Data segment
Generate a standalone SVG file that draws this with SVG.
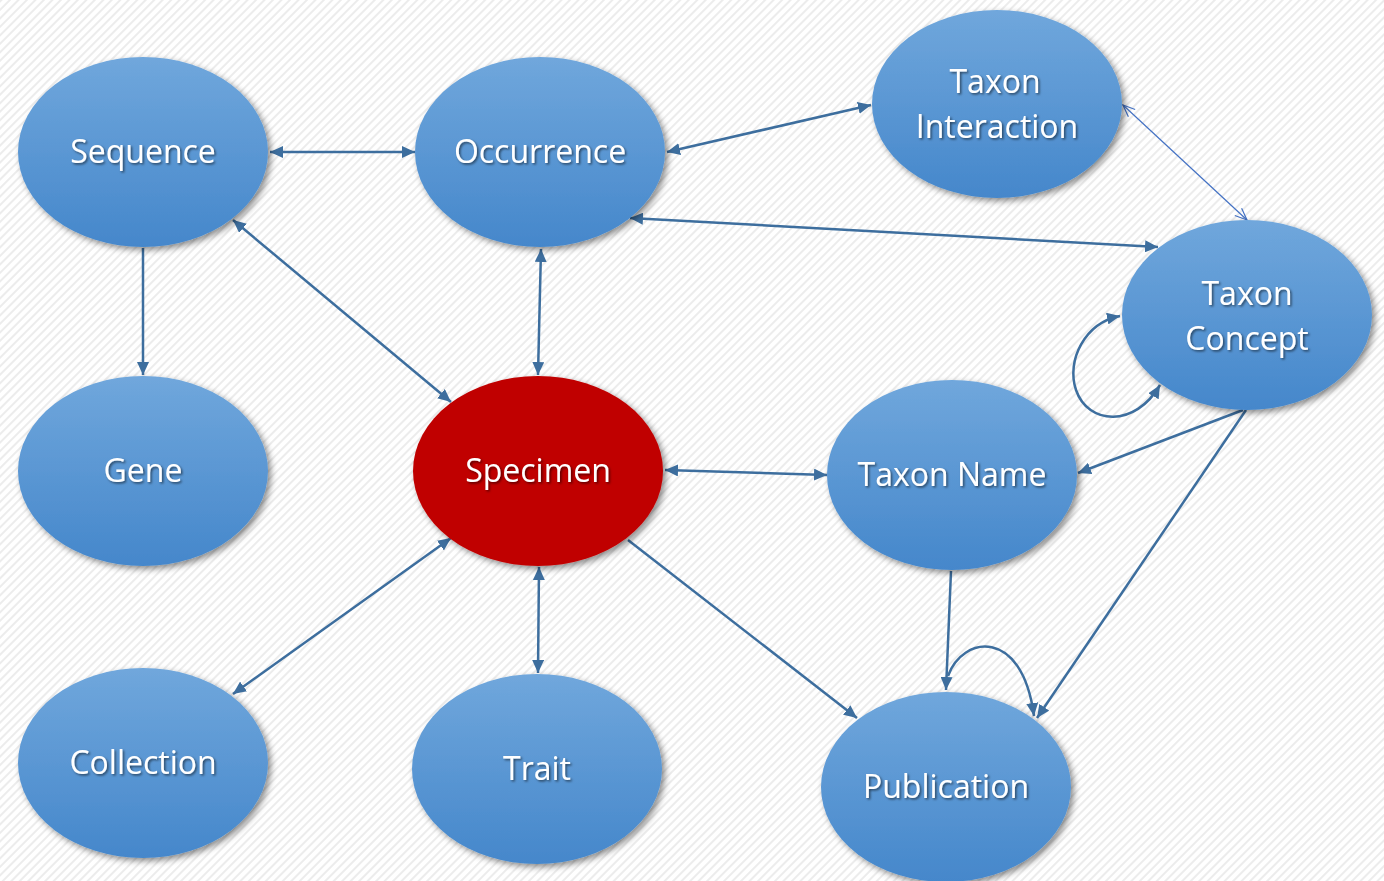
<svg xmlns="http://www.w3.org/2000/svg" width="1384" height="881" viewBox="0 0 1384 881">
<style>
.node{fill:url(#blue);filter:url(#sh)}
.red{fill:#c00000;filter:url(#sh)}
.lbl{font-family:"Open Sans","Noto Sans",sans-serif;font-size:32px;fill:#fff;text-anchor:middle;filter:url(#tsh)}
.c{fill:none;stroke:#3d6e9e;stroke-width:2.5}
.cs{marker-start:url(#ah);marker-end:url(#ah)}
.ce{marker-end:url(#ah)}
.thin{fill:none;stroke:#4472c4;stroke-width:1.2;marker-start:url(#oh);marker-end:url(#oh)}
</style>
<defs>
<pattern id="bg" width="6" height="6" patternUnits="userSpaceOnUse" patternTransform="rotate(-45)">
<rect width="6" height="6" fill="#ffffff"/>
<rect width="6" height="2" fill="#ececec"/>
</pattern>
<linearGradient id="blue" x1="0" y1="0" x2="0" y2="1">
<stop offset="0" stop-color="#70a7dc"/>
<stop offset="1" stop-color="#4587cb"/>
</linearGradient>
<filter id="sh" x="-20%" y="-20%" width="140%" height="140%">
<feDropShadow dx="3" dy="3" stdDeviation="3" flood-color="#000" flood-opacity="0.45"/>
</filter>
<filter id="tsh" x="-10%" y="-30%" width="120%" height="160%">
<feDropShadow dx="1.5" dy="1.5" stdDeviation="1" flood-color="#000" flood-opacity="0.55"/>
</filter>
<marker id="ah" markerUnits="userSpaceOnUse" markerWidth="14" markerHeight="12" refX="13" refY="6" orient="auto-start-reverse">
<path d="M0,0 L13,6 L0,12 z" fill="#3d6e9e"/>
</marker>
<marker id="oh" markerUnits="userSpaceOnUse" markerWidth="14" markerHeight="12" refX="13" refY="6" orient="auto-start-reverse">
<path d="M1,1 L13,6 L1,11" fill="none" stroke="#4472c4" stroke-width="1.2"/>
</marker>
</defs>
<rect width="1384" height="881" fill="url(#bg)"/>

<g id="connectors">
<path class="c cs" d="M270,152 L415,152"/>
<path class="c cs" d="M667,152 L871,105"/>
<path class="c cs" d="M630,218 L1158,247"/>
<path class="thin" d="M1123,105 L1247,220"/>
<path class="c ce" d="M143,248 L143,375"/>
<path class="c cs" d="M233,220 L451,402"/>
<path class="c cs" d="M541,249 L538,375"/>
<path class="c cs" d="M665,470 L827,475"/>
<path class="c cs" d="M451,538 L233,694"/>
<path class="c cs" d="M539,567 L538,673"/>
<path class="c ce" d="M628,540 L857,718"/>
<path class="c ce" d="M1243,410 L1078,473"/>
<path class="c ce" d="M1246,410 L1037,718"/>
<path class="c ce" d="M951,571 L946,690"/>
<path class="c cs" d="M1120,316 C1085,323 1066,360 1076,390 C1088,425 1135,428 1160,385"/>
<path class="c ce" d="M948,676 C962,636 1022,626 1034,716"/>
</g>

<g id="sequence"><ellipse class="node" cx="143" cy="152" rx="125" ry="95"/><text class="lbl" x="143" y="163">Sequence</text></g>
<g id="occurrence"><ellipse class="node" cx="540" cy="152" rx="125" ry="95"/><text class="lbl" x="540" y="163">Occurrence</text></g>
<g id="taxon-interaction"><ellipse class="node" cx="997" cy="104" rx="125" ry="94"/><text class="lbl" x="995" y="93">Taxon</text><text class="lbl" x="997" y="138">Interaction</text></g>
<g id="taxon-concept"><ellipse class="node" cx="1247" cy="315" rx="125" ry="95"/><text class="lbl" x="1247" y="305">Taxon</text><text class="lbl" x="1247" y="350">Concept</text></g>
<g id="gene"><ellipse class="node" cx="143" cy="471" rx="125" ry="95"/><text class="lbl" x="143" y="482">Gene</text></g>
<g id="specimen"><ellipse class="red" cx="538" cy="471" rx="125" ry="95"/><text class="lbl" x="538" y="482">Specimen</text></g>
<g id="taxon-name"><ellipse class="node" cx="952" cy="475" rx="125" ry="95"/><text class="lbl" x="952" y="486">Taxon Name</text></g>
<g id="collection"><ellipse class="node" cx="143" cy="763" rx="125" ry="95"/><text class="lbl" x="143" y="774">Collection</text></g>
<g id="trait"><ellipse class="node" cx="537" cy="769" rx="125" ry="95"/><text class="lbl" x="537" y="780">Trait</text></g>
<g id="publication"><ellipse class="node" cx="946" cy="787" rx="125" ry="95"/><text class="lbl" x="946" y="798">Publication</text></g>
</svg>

What you need to do
The material above must be printed exactly, with its pictures left out.

Result of the task
Generate a standalone SVG file that draws this with SVG.
<svg xmlns="http://www.w3.org/2000/svg" width="1384" height="881" viewBox="0 0 1384 881">
<style>
.node{fill:url(#blue);filter:url(#sh)}
.red{fill:#c00000;filter:url(#sh)}
.lbl{font-family:"Open Sans","Noto Sans",sans-serif;font-size:32px;fill:#fff;text-anchor:middle;filter:url(#tsh)}
.c{fill:none;stroke:#3d6e9e;stroke-width:2.5}
.cs{marker-start:url(#ah);marker-end:url(#ah)}
.ce{marker-end:url(#ah)}
.thin{fill:none;stroke:#4472c4;stroke-width:1.2;marker-start:url(#oh);marker-end:url(#oh)}
</style>
<defs>
<pattern id="bg" width="6" height="6" patternUnits="userSpaceOnUse" patternTransform="rotate(-45)">
<rect width="6" height="6" fill="#ffffff"/>
<rect width="6" height="2" fill="#ececec"/>
</pattern>
<linearGradient id="blue" x1="0" y1="0" x2="0" y2="1">
<stop offset="0" stop-color="#70a7dc"/>
<stop offset="1" stop-color="#4587cb"/>
</linearGradient>
<filter id="sh" x="-20%" y="-20%" width="140%" height="140%">
<feDropShadow dx="3" dy="3" stdDeviation="3" flood-color="#000" flood-opacity="0.45"/>
</filter>
<filter id="tsh" x="-10%" y="-30%" width="120%" height="160%">
<feDropShadow dx="1.5" dy="1.5" stdDeviation="1" flood-color="#000" flood-opacity="0.55"/>
</filter>
<marker id="ah" markerUnits="userSpaceOnUse" markerWidth="14" markerHeight="12" refX="13" refY="6" orient="auto-start-reverse">
<path d="M0,0 L13,6 L0,12 z" fill="#3d6e9e"/>
</marker>
<marker id="oh" markerUnits="userSpaceOnUse" markerWidth="14" markerHeight="12" refX="13" refY="6" orient="auto-start-reverse">
<path d="M1,1 L13,6 L1,11" fill="none" stroke="#4472c4" stroke-width="1.2"/>
</marker>
</defs>
<rect width="1384" height="881" fill="url(#bg)"/>

<g id="connectors">
<path class="c cs" d="M270,152 L415,152"/>
<path class="c cs" d="M667,152 L871,105"/>
<path class="c cs" d="M630,218 L1158,247"/>
<path class="thin" d="M1123,105 L1247,220"/>
<path class="c ce" d="M143,248 L143,375"/>
<path class="c cs" d="M233,220 L451,402"/>
<path class="c cs" d="M541,249 L538,375"/>
<path class="c cs" d="M665,470 L827,475"/>
<path class="c cs" d="M451,538 L233,694"/>
<path class="c cs" d="M539,567 L538,673"/>
<path class="c ce" d="M628,540 L857,718"/>
<path class="c ce" d="M1243,410 L1078,473"/>
<path class="c ce" d="M1246,410 L1037,718"/>
<path class="c ce" d="M951,571 L946,690"/>
<path class="c cs" d="M1120,316 C1085,323 1066,360 1076,390 C1088,425 1135,428 1160,385"/>
<path class="c ce" d="M948,676 C962,636 1022,626 1034,716"/>
</g>

<g id="sequence"><ellipse class="node" cx="143" cy="152" rx="125" ry="95"/><text class="lbl" x="143" y="163">Sequence</text></g>
<g id="occurrence"><ellipse class="node" cx="540" cy="152" rx="125" ry="95"/><text class="lbl" x="540" y="163">Occurrence</text></g>
<g id="taxon-interaction"><ellipse class="node" cx="997" cy="104" rx="125" ry="94"/><text class="lbl" x="995" y="93">Taxon</text><text class="lbl" x="997" y="138">Interaction</text></g>
<g id="taxon-concept"><ellipse class="node" cx="1247" cy="315" rx="125" ry="95"/><text class="lbl" x="1247" y="305">Taxon</text><text class="lbl" x="1247" y="350">Concept</text></g>
<g id="gene"><ellipse class="node" cx="143" cy="471" rx="125" ry="95"/><text class="lbl" x="143" y="482">Gene</text></g>
<g id="specimen"><ellipse class="red" cx="538" cy="471" rx="125" ry="95"/><text class="lbl" x="538" y="482">Specimen</text></g>
<g id="taxon-name"><ellipse class="node" cx="952" cy="475" rx="125" ry="95"/><text class="lbl" x="952" y="486">Taxon Name</text></g>
<g id="collection"><ellipse class="node" cx="143" cy="763" rx="125" ry="95"/><text class="lbl" x="143" y="774">Collection</text></g>
<g id="trait"><ellipse class="node" cx="537" cy="769" rx="125" ry="95"/><text class="lbl" x="537" y="780">Trait</text></g>
<g id="publication"><ellipse class="node" cx="946" cy="787" rx="125" ry="95"/><text class="lbl" x="946" y="798">Publication</text></g>
</svg>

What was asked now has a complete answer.